[START Recorded data]
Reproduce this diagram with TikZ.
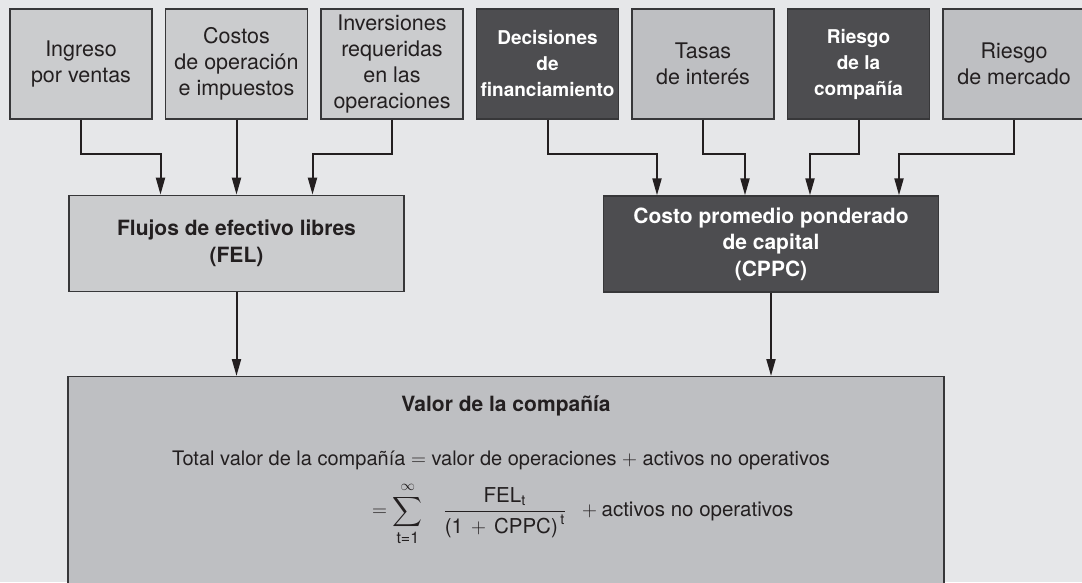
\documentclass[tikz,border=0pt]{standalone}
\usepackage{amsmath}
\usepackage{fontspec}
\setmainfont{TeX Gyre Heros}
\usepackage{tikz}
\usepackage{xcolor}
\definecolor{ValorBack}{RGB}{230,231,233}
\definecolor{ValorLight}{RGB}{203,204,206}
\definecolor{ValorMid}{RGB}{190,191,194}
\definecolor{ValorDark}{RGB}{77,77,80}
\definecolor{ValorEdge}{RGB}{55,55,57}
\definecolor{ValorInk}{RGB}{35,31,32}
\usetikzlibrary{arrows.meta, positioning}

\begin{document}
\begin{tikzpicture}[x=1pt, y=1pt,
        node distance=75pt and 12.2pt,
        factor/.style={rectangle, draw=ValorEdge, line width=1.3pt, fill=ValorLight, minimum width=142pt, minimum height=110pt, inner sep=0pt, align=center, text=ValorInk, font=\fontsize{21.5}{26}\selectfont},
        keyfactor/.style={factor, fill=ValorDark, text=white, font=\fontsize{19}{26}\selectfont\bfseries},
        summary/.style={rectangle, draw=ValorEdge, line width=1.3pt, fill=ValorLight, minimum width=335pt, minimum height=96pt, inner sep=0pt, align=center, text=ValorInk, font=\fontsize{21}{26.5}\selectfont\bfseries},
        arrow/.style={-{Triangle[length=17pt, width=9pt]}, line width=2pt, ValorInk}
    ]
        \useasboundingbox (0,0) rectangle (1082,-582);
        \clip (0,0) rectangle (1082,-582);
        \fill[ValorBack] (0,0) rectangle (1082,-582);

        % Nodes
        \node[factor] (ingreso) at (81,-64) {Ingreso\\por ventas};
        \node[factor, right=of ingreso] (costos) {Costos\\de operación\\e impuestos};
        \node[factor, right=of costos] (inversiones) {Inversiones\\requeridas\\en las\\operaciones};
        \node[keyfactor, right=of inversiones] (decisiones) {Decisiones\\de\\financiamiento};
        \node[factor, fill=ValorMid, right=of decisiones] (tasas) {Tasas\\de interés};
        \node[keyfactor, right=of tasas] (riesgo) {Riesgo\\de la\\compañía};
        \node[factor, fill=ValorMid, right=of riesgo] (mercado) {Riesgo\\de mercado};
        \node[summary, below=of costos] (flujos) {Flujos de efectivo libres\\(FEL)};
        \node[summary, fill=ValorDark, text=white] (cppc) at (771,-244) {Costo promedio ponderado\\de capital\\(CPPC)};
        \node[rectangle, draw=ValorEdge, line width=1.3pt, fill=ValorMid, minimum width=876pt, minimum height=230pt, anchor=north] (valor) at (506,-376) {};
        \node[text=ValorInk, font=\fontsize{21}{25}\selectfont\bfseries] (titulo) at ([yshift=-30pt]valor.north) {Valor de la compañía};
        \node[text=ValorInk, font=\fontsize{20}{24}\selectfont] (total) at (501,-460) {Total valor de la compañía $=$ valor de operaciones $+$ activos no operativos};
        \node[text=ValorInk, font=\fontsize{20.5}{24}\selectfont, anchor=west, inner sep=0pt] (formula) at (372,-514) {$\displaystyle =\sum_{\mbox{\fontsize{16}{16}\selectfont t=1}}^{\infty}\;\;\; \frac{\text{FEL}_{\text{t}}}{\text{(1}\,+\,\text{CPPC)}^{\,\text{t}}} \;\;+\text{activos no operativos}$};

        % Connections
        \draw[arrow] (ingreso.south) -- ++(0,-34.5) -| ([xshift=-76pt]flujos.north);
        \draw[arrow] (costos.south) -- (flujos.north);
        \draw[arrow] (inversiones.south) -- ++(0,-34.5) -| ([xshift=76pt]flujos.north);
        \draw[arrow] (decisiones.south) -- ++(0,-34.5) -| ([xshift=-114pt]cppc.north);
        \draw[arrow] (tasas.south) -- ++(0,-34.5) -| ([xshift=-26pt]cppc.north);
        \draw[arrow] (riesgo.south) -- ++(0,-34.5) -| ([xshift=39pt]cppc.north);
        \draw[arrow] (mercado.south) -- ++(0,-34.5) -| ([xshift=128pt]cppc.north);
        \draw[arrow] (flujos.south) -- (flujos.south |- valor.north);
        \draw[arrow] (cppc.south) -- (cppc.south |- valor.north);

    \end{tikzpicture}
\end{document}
[END Recorded data]
* [Given task] Extract the full listing above verbatim; pictures are to be left out of the copy.

* [Solved exercise]
Reproduce this diagram with TikZ.
\documentclass[tikz,border=0pt]{standalone}
\usepackage{amsmath}
\usepackage{fontspec}
\setmainfont{TeX Gyre Heros}
\usepackage{tikz}
\usepackage{xcolor}
\definecolor{ValorBack}{RGB}{230,231,233}
\definecolor{ValorLight}{RGB}{203,204,206}
\definecolor{ValorMid}{RGB}{190,191,194}
\definecolor{ValorDark}{RGB}{77,77,80}
\definecolor{ValorEdge}{RGB}{55,55,57}
\definecolor{ValorInk}{RGB}{35,31,32}
\usetikzlibrary{arrows.meta, positioning}

\begin{document}
\begin{tikzpicture}[x=1pt, y=1pt,
        node distance=75pt and 12.2pt,
        factor/.style={rectangle, draw=ValorEdge, line width=1.3pt, fill=ValorLight, minimum width=142pt, minimum height=110pt, inner sep=0pt, align=center, text=ValorInk, font=\fontsize{21.5}{26}\selectfont},
        keyfactor/.style={factor, fill=ValorDark, text=white, font=\fontsize{19}{26}\selectfont\bfseries},
        summary/.style={rectangle, draw=ValorEdge, line width=1.3pt, fill=ValorLight, minimum width=335pt, minimum height=96pt, inner sep=0pt, align=center, text=ValorInk, font=\fontsize{21}{26.5}\selectfont\bfseries},
        arrow/.style={-{Triangle[length=17pt, width=9pt]}, line width=2pt, ValorInk}
    ]
        \useasboundingbox (0,0) rectangle (1082,-582);
        \clip (0,0) rectangle (1082,-582);
        \fill[ValorBack] (0,0) rectangle (1082,-582);

        % Nodes
        \node[factor] (ingreso) at (81,-64) {Ingreso\\por ventas};
        \node[factor, right=of ingreso] (costos) {Costos\\de operación\\e impuestos};
        \node[factor, right=of costos] (inversiones) {Inversiones\\requeridas\\en las\\operaciones};
        \node[keyfactor, right=of inversiones] (decisiones) {Decisiones\\de\\financiamiento};
        \node[factor, fill=ValorMid, right=of decisiones] (tasas) {Tasas\\de interés};
        \node[keyfactor, right=of tasas] (riesgo) {Riesgo\\de la\\compañía};
        \node[factor, fill=ValorMid, right=of riesgo] (mercado) {Riesgo\\de mercado};
        \node[summary, below=of costos] (flujos) {Flujos de efectivo libres\\(FEL)};
        \node[summary, fill=ValorDark, text=white] (cppc) at (771,-244) {Costo promedio ponderado\\de capital\\(CPPC)};
        \node[rectangle, draw=ValorEdge, line width=1.3pt, fill=ValorMid, minimum width=876pt, minimum height=230pt, anchor=north] (valor) at (506,-376) {};
        \node[text=ValorInk, font=\fontsize{21}{25}\selectfont\bfseries] (titulo) at ([yshift=-30pt]valor.north) {Valor de la compañía};
        \node[text=ValorInk, font=\fontsize{20}{24}\selectfont] (total) at (501,-460) {Total valor de la compañía $=$ valor de operaciones $+$ activos no operativos};
        \node[text=ValorInk, font=\fontsize{20.5}{24}\selectfont, anchor=west, inner sep=0pt] (formula) at (372,-514) {$\displaystyle =\sum_{\mbox{\fontsize{16}{16}\selectfont t=1}}^{\infty}\;\;\; \frac{\text{FEL}_{\text{t}}}{\text{(1}\,+\,\text{CPPC)}^{\,\text{t}}} \;\;+\text{activos no operativos}$};

        % Connections
        \draw[arrow] (ingreso.south) -- ++(0,-34.5) -| ([xshift=-76pt]flujos.north);
        \draw[arrow] (costos.south) -- (flujos.north);
        \draw[arrow] (inversiones.south) -- ++(0,-34.5) -| ([xshift=76pt]flujos.north);
        \draw[arrow] (decisiones.south) -- ++(0,-34.5) -| ([xshift=-114pt]cppc.north);
        \draw[arrow] (tasas.south) -- ++(0,-34.5) -| ([xshift=-26pt]cppc.north);
        \draw[arrow] (riesgo.south) -- ++(0,-34.5) -| ([xshift=39pt]cppc.north);
        \draw[arrow] (mercado.south) -- ++(0,-34.5) -| ([xshift=128pt]cppc.north);
        \draw[arrow] (flujos.south) -- (flujos.south |- valor.north);
        \draw[arrow] (cppc.south) -- (cppc.south |- valor.north);

    \end{tikzpicture}
\end{document}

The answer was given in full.